The 49-year-old was pronounced dead at 6:53PM at the state penitentiary in Huntsville - just 26 minutes after the lethal drugs began to flow.

In his final statement, he turned to Harris’s family, who were watching through a window just feet away, and delivered a plea for forgiveness laced with haunting words.

“As I look at each one of you, I can see her on that day,” he said, per The New York Post. “I please ask for your forgiveness. I never meant to hurt her. I pray that she’s the first person I see when I open my eyes and I spend eternity with.”

He also addressed his own family: “I made wrong choices, I’ve made wrong decisions, and now I pay the consequences.”

nancy-judith-harris-texas-man-104978284.webpNancy Harris was killed in 2012 after she was set on fire. Credit: Restland Funeral Home

Security footage captured parts of the brutal attack, and Harris, though gravely injured, managed to describe her attacker before dying.

Prosecutors said Johnson had calmly walked out of the store after grabbing money from the register, leaving Harris to burn as she stumbled outside screaming for help.

A responding police officer used a fire extinguisher to put out the flames covering her body.

At his 2013 trial, Johnson admitted to the killing, telling the court: “I hurt an innocent woman. I took a human being’s life. I was the cause of that. It was not my intentions to - to kill her or to hurt her, but I did.”

He also called himself “the lowest scum of the earth,” claiming he was high on crack at the time and unaware of his actions. His attorneys told jurors Johnson had a long history of drug abuse and was sexually abused as a child.

Despite appeals citing constitutional violations and improperly determined future danger, the Texas Board of Pardons and Paroles denied Johnson's request to commute his sentence, and the U.S. Supreme Court was not asked to intervene.

The state’s Attorney General’s Office argued in court that “justice should no longer be denied," per CBS News.

Harris, a beloved grandmother, had worked at the store for more than a decade and lived just a block and a half away.

Her son Scot testified during the trial, saying she had only just started her Sunday morning shift when Johnson entered the store and launched his deadly attack.
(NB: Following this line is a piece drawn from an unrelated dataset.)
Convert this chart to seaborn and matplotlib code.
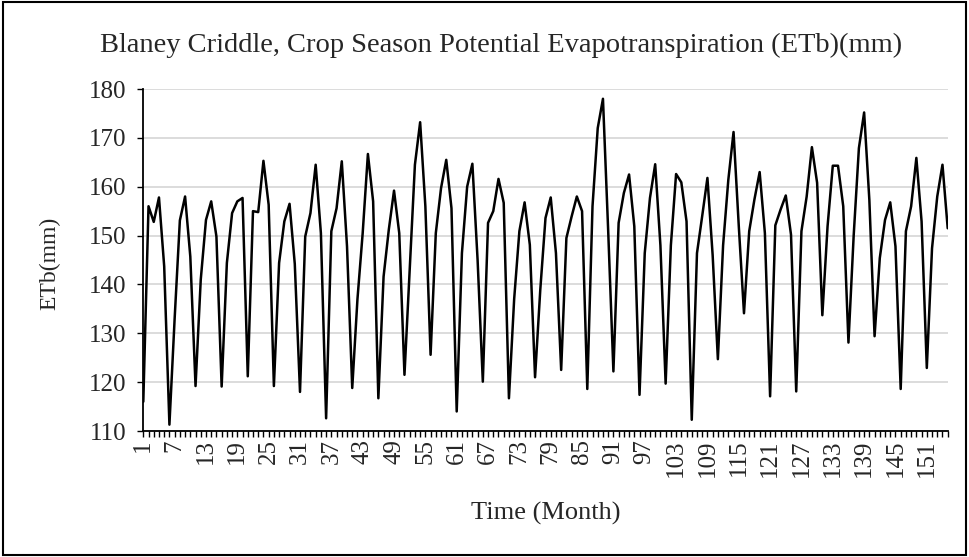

She left behind four sons, 11 grandchildren, and seven great-grandchildren.

Johnson’s execution was one of two carried out on Tuesday in the US, with Indiana executing Benjamin Ritchie for the 2000 killing of a police officer.

Their deaths marked part of a flurry of executions, including Glen Rogers in Florida the previous week and Oscar Smith, scheduled to be executed in Tennessee on Thursday.

If Smith’s execution proceeds, it will mark the 18th execution in the U.S. this year.